A estrela consolida a sensação de que a turma está adorando o poder e se sente "em casa". Lula usa metáforas nas cerimônias oficiais como se estivesse na varanda com amigos; Marisa Letícia diz que vai doar ao Estado jóias recebidas como primeira-dama e, até agora, nada; Dirceu libera a chave da casa para o filho entrar e sair na hora em que bem entender; o PT mudou móveis, utensílios e velhos funcionários da administração por gente sua como se viesse para ficar para sempre. "Daqui não saio, daqui ninguém me tira."
Peraí. Símbolos do poder são permanentes, e governos são transitórios. Não há usucapião. O Alvorada não virou propriedade do PT porque o petista Lula está lá por quatro ou mesmo que sejam oito anos. É um símbolo da Presidência da República.

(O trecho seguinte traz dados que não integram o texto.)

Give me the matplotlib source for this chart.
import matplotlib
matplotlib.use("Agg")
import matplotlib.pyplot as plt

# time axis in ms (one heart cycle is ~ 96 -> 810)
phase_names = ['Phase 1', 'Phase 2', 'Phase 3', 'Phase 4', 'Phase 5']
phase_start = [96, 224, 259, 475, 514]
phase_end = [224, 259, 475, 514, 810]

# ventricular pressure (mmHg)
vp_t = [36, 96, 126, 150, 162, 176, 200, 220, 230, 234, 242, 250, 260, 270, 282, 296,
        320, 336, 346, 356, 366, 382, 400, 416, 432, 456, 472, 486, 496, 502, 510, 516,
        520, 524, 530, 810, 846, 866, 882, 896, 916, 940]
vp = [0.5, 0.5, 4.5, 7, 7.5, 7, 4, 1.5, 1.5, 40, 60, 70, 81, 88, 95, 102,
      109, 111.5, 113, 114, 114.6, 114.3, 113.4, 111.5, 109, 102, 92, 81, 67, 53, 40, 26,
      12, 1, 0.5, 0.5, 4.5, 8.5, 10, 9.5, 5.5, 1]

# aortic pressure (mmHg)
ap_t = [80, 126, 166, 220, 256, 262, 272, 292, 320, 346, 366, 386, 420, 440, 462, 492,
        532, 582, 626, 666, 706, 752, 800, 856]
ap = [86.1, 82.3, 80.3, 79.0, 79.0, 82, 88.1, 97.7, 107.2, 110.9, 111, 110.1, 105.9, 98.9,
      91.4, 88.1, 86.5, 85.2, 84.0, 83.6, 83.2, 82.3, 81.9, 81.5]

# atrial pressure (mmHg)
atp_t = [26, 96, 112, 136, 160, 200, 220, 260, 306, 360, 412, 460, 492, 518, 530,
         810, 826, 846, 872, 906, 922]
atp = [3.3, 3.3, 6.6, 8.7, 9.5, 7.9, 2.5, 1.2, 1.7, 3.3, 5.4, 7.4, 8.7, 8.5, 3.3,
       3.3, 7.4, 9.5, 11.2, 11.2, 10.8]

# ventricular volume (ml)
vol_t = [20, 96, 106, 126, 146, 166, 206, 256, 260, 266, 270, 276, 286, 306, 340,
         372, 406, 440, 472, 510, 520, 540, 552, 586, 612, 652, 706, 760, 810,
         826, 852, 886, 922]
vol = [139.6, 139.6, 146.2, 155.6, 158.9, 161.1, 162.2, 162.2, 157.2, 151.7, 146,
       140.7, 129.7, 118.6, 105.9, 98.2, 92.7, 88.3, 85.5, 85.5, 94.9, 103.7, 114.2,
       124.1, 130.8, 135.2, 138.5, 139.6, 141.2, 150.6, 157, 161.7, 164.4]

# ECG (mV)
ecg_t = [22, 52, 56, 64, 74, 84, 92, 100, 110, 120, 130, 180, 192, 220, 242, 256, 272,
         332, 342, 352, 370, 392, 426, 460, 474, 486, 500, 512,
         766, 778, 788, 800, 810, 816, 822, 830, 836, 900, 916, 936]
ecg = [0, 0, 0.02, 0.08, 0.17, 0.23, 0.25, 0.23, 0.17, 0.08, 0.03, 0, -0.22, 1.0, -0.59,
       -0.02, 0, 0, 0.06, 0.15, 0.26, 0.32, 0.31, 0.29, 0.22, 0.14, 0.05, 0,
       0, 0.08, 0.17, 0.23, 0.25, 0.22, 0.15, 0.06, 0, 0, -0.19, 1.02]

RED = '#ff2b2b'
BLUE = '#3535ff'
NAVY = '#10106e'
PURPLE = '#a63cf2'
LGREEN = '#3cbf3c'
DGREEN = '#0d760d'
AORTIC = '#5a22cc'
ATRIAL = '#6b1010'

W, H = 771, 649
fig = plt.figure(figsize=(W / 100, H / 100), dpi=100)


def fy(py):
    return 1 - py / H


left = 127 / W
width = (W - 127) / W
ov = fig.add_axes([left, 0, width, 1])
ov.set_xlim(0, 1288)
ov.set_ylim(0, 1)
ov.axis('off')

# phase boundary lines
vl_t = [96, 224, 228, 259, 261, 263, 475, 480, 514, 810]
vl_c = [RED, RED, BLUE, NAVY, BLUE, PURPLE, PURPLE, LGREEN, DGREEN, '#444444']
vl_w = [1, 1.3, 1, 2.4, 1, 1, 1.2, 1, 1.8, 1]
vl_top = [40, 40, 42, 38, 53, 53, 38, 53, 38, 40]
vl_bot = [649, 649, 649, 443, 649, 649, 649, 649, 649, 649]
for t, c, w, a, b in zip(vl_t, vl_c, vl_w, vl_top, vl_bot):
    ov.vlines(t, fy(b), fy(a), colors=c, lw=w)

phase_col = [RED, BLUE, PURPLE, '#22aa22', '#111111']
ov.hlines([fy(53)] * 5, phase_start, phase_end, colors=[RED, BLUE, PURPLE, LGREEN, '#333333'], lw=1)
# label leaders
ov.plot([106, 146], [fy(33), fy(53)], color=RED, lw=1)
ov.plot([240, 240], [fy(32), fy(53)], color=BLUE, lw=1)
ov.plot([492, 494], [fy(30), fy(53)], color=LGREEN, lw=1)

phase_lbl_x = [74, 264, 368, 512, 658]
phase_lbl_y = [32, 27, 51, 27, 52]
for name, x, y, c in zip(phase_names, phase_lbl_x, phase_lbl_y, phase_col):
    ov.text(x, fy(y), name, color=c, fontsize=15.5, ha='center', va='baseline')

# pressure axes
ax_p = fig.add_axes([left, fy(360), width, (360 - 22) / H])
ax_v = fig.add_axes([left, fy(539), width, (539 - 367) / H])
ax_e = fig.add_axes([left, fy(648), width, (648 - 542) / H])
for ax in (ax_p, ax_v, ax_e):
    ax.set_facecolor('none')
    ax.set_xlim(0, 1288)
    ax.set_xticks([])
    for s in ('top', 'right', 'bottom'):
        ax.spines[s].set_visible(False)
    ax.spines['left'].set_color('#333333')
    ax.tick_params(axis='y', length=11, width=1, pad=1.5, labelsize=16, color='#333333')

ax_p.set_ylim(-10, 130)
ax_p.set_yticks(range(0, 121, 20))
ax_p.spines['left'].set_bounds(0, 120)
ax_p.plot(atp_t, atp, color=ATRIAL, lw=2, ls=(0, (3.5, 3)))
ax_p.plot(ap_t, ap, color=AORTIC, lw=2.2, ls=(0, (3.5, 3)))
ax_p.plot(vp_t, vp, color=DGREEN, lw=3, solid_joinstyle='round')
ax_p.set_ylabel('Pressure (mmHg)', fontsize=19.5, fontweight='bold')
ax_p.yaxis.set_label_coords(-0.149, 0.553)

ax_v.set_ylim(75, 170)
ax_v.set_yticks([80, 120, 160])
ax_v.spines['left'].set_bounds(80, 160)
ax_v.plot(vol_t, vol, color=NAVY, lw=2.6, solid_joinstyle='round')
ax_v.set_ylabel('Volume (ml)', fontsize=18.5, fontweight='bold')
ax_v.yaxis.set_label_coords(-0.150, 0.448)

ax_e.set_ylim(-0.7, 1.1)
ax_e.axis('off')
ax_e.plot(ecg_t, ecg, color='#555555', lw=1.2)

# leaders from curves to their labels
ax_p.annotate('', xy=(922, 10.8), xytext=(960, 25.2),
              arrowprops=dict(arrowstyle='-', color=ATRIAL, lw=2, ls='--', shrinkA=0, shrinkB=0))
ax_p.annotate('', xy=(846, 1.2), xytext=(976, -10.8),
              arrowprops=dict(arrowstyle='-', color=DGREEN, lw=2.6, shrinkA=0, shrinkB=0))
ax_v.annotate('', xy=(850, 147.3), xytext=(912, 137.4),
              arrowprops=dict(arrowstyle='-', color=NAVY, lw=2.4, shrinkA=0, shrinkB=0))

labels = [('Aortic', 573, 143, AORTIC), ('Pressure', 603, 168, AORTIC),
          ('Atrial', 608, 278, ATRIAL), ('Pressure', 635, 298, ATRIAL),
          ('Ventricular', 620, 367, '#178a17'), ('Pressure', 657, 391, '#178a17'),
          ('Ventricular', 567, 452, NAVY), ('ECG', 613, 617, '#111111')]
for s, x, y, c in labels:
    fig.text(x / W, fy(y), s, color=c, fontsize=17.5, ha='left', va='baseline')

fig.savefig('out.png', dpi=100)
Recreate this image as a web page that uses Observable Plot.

Quanto às meninas da Febem, é de chorar. Lula, o velho líder sindicalista, o torneiro mecânico, o retirante que hoje mora e despacha em palácios, confraterniza com banqueiros, empresários, governadores -a elite. E é impedido de receber um coral de menores em fase de reabilitação?
Se tudo estivesse maravilhoso na economia, nos empregos, nos salários, na política congressual e nas políticas sociais, essas coisas passariam batido, quase registros sobre "falta de experiência", "erros de assessoria". Do jeito que a coisa vai, só engrossam o caldo da desesperança. E desembocam na perda crescente de popularidade do presidente.
Alguém precisa dar ordem à casa. E não é metendo estrela vermelha no Palácio da Alvorada.